Compare The Market has put together a data tool which looks at regional variations in the average car insurance premium. Although prices can vary depending on your age, postcode, job, marital status, convictions and more, it is interesting to see how expensive particular areas are.
It’s no surprise that out of the top ten most expensive areas, nine of them are in Greater London. Manchester sneaks in at 8th place. The cheapest? Mostly the rural South West of England, such as Devon.
You can enter your own postcode and compare your car insurance costs aginst the typical batting average, which is useful to do just before renewal time.

The results will show how much you are saving, or overpaying when compared to some with the same value car and the same age, living in the same town or city.
What can we take away from this? Obviously it is cheaper to live in a less densely populated part of the UK. That means the biggest risk factor is the number of people nearby, not your age, your job, or whether you got divorced in 2012. The difference in premiums can be as much as £400 a year, even for someone aged over 30.

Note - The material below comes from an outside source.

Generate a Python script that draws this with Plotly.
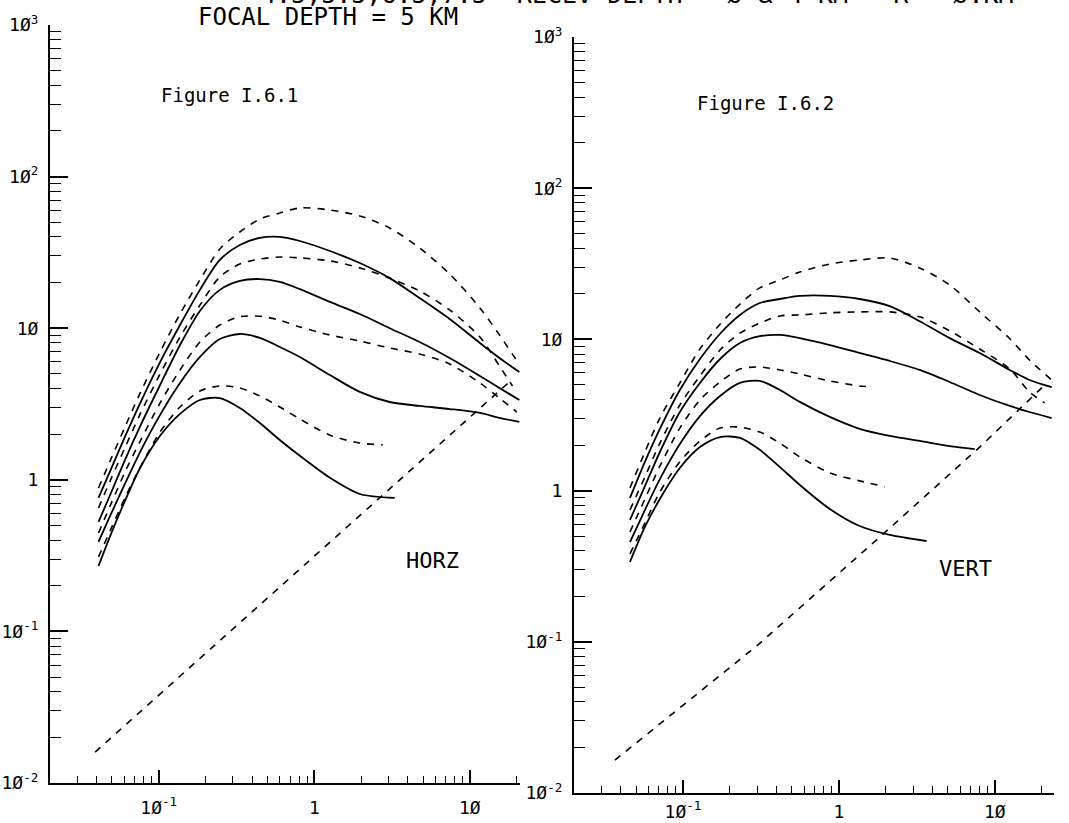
import plotly.graph_objects as go

# ---------------- Figure I.6.1  (HORZ) ----------------
h_x_full = [0.041, 0.049, 0.061, 0.076, 0.102, 0.137, 0.184, 0.247, 0.332, 0.447,
            0.600, 0.807, 1.26, 1.96, 3.05, 4.75, 7.41, 11.6, 15.5]
h_d4_x = h_x_full + [20.3]
h_d4_y = [0.883, 1.35, 2.26, 3.74, 6.97, 12.4, 20.8, 33.3, 43.1, 52.5, 57.5, 62.1, 60.2, 55.0, 45.8, 33.8, 22.8, 13.6, 9.02, 5.98]
h_s4_x = h_x_full + [20.8]
h_s4_y = [0.759, 1.16, 1.95, 3.21, 5.98, 10.5, 17.9, 28.2, 35.4, 39.4, 40.0, 37.6, 32.3, 26.9, 21.4, 15.8, 11.5, 7.99, 6.36, 5.14]
h_d3_x = h_x_full + [18.8]
h_d3_y = [0.652, 0.997, 1.65, 2.72, 4.99, 8.75, 14.2, 21.8, 26.5, 28.6, 29.5, 29.1, 27.8, 25.0, 21.4, 17.6, 13.2, 8.75, 5.63, 4.16]
h_s3_x = h_x_full + [20.8]
h_s3_y = [0.527, 0.806, 1.37, 2.26, 4.22, 7.75, 13.0, 17.9, 20.5, 21.1, 20.2, 18.1, 14.9, 12.4, 10.0, 8.11, 6.36, 4.84, 4.03, 3.36]
h_d2_x = h_x_full + [20.0]
h_d2_y = [0.446, 0.682, 1.14, 1.80, 3.21, 5.30, 8.11, 10.5, 11.9, 12.0, 11.3, 10.2, 9.02, 8.23, 7.40, 6.76, 5.81, 4.35, 3.46, 2.80]
h_s2_x = h_x_full + [20.8]
h_s2_y = [0.389, 0.586, 0.953, 1.53, 2.68, 4.35, 6.46, 8.49, 9.16, 8.62, 7.52, 6.46, 4.91, 3.80, 3.26, 3.07, 2.93, 2.76, 2.56, 2.41]
h_d1_x = [0.041, 0.049, 0.061, 0.076, 0.102, 0.137, 0.184, 0.247, 0.332, 0.447, 0.600, 0.807, 1.26, 1.96, 2.75]
h_d1_y = [0.310, 0.467, 0.770, 1.21, 2.07, 3.02, 3.85, 4.16, 4.03, 3.57, 3.02, 2.52, 1.97, 1.75, 1.70]
h_s1_x = [0.041, 0.049, 0.061, 0.076, 0.102, 0.137, 0.184, 0.247, 0.332, 0.447, 0.600, 0.807, 1.26, 1.96, 3.29]
h_s1_y = [0.270, 0.432, 0.736, 1.20, 1.95, 2.72, 3.36, 3.46, 2.98, 2.37, 1.83, 1.44, 1.03, 0.806, 0.759]
h_diag_x = [0.039, 18.5]
h_diag_y = [0.016, 4.55]

# ---------------- Figure I.6.2  (VERT) ----------------
v_x_full = [0.0457, 0.0570, 0.0711, 0.0955, 0.1285, 0.173, 0.232, 0.311, 0.419, 0.562,
            0.875, 1.36, 2.12, 3.30, 5.14, 8.01, 12.5, 16.7, 23.2]
v_d4_x = v_x_full
v_d4_y = [1.04, 1.80, 3.02, 5.15, 8.64, 12.6, 17.1, 21.9, 24.7, 27.9, 31.5, 33.5, 34.5, 29.7, 22.9, 15.2, 10.1, 7.31, 5.39]
v_s4_x = v_x_full
v_s4_y = [0.894, 1.55, 2.56, 4.63, 7.42, 10.9, 14.5, 17.4, 18.5, 19.4, 19.4, 18.5, 16.6, 13.2, 10.2, 8.13, 6.28, 5.39, 4.84]
v_d3_x = [0.0457, 0.0570, 0.0711, 0.0955, 0.1285, 0.173, 0.232, 0.311, 0.419, 0.562,
          0.875, 1.36, 2.12, 3.30, 5.14, 8.01, 12.5, 16.7, 20.9]
v_d3_y = [0.744, 1.23, 2.06, 3.68, 5.73, 8.51, 11.0, 12.8, 14.3, 14.5, 15.0, 15.2, 15.2, 14.1, 11.4, 8.64, 6.37, 4.49, 3.80]
v_s3_x = v_x_full
v_s3_y = [0.639, 1.07, 1.80, 3.31, 5.15, 7.42, 9.47, 10.5, 10.7, 10.2, 9.18, 8.13, 7.20, 6.28, 5.23, 4.29, 3.63, 3.31, 3.02]
v_d2_x = [0.0457, 0.0570, 0.0711, 0.0955, 0.1285, 0.173, 0.232, 0.311, 0.419, 0.562, 0.875, 1.36, 1.65]
v_d2_y = [0.532, 0.880, 1.45, 2.59, 3.97, 5.23, 6.37, 6.57, 6.28, 5.90, 5.31, 4.92, 4.84]
v_s2_x = [0.0457, 0.0570, 0.0711, 0.0955, 0.1285, 0.173, 0.232, 0.311, 0.419, 0.562,
          0.875, 1.36, 2.12, 3.30, 5.14, 7.44]
v_s2_y = [0.457, 0.744, 1.19, 2.03, 3.11, 4.22, 5.15, 5.31, 4.63, 3.86, 3.07, 2.56, 2.30, 2.13, 1.97, 1.88]
v_d1_x = [0.0457, 0.0570, 0.0711, 0.0955, 0.1285, 0.173, 0.232, 0.311, 0.419, 0.562, 0.875, 1.36, 1.97]
v_d1_y = [0.381, 0.610, 0.979, 1.55, 2.13, 2.59, 2.63, 2.44, 2.06, 1.67, 1.31, 1.16, 1.06]
v_s1_x = [0.0457, 0.0570, 0.0711, 0.0955, 0.1285, 0.173, 0.232, 0.311, 0.419, 0.562, 0.875, 1.36, 2.12, 3.66]
v_s1_y = [0.337, 0.575, 0.880, 1.41, 1.94, 2.26, 2.23, 1.86, 1.43, 1.09, 0.756, 0.583, 0.509, 0.464]
v_diag_x = [0.0366, 0.302, 1.83, 8.01, 20.9]
v_diag_y = [0.0165, 0.0952, 0.493, 1.94, 4.99]

# ---------------- tick labels & texts ----------------
y_tickvals = [0.01, 0.1, 1, 10, 100, 1000]
y_ticktext = ["1Ø<sup>-2</sup>", "1Ø<sup>-1</sup>", "1", "1Ø", "1Ø<sup>2</sup>", "1Ø<sup>3</sup>"]
x_tickvals = [0.1, 1, 10]
x_ticktext = ["1Ø<sup>-1</sup>", "1", "1Ø"]

title_line = "4.5,5.5,6.5,7.5\u00a0\u00a0RECEV DEPTH = Ø & 4 KM\u00a0\u00a0\u00a0R = Ø.KM"
focal_text = "FOCAL DEPTH = 5 KM"
fig_labels = ["Figure I.6.1", "Figure I.6.2"]
comp_labels = ["HORZ", "VERT"]

W, H = 1069, 823
FONT = "DejaVu Sans Mono"

fig = go.Figure()

solid = dict(color="black", width=1.8)
dashed = dict(color="black", width=1.6, dash="7px,7px")


def add_curve(x, y, line, xa, ya, shape="spline"):
    ln = dict(line)
    ln["shape"] = shape
    if shape == "spline":
        ln["smoothing"] = 0.8
    fig.add_trace(go.Scatter(x=x, y=y, mode="lines", xaxis=xa, yaxis=ya, line=ln,
                             showlegend=False, hoverinfo="skip"))


for (x, y, ln) in [(h_d4_x, h_d4_y, dashed), (h_s4_x, h_s4_y, solid), (h_d3_x, h_d3_y, dashed),
                   (h_s3_x, h_s3_y, solid), (h_d2_x, h_d2_y, dashed), (h_s2_x, h_s2_y, solid),
                   (h_d1_x, h_d1_y, dashed), (h_s1_x, h_s1_y, solid)]:
    add_curve(x, y, ln, "x", "y")
add_curve(h_diag_x, h_diag_y, dashed, "x", "y", shape="linear")

for (x, y, ln) in [(v_d4_x, v_d4_y, dashed), (v_s4_x, v_s4_y, solid), (v_d3_x, v_d3_y, dashed),
                   (v_s3_x, v_s3_y, solid), (v_d2_x, v_d2_y, dashed), (v_s2_x, v_s2_y, solid),
                   (v_d1_x, v_d1_y, dashed), (v_s1_x, v_s1_y, solid)]:
    add_curve(x, y, ln, "x2", "y2")
add_curve(v_diag_x, v_diag_y, dashed, "x2", "y2", shape="linear")

minor_vals = [m * 10 ** e for e in range(-3, 4) for m in range(2, 10)]

tickfont = dict(family=FONT, size=18, color="black")


def xaxis(dom, rng, anchor, standoff):
    return dict(type="log", domain=dom, range=rng, anchor=anchor, showgrid=False, zeroline=False,
                automargin=False,
                showline=True, linecolor="black", linewidth=2, ticks="inside", ticklen=13,
                tickwidth=1.5, tickcolor="black", tickvals=x_tickvals, ticktext=x_ticktext,
                tickfont=tickfont, ticklabelstandoff=standoff,
                minor=dict(tickmode="array", tickvals=minor_vals, ticks="inside", ticklen=7,
                           tickwidth=1.3, tickcolor="black", showgrid=False))


def yaxis(dom, anchor):
    return dict(type="log", domain=dom, range=[-2, 3], anchor=anchor, showgrid=False, zeroline=False,
                automargin=False,
                showline=True, linecolor="black", linewidth=2, ticks="inside", ticklen=18,
                tickwidth=1.5, tickcolor="black", tickvals=y_tickvals, ticktext=y_ticktext,
                tickfont=tickfont, ticklabelstandoff=6,
                minor=dict(tickmode="array", tickvals=minor_vals, ticks="inside", ticklen=11,
                           tickwidth=1.3, tickcolor="black", showgrid=False))


xa1 = xaxis([50 / W, 520 / W], [-1.69897, 1.32222], "y", 7)
xa2 = xaxis([574 / W, 1054 / W], [-1.69897, 1.38021], "y2", 1)
ya1 = yaxis([1 - 783 / H, 1 - 25 / H], "x")
ya2 = yaxis([1 - 793 / H, 1 - 37 / H], "x2")

ann = []


def add_text(txt, px, py, size, yanchor="middle"):
    ann.append(dict(text=txt, x=px / W, y=1 - py / H, xref="paper", yref="paper",
                    xanchor="center", yanchor=yanchor, showarrow=False,
                    font=dict(family=FONT, size=size, color="black")))


add_text(title_line, 637, 11, 25, yanchor="bottom")
add_text(focal_text, 328, 17, 24)
add_text(fig_labels[0], 229, 95, 19)
add_text(fig_labels[1], 765, 103, 19)
add_text(comp_labels[0], 432, 560, 22)
add_text(comp_labels[1], 965, 568, 22)

fig.update_layout(width=W, height=H, margin=dict(l=0, r=0, t=0, b=0, autoexpand=False),
                  paper_bgcolor="white", plot_bgcolor="white",
                  xaxis=xa1, yaxis=ya1, xaxis2=xa2, yaxis2=ya2,
                  annotations=ann, showlegend=False)

fig.write_html("out.html")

What the tool proves is that car insurance is long overdue a complete re-think; the old TPF&T and Fully Comp options need dismantling, people should be rated as the primary risk, not the vehicle and especially not the vehicle’s value. Everyone in the industry knows that the bulk of the claim cost is the admin, loss adjustment, legal partner bill, car recovery, storage, hire car, repair cost per hour etc – not the actual cost of the parts.
The sooner an individual’s trackable driving/location data history becomes the primary risk rating factor, the better.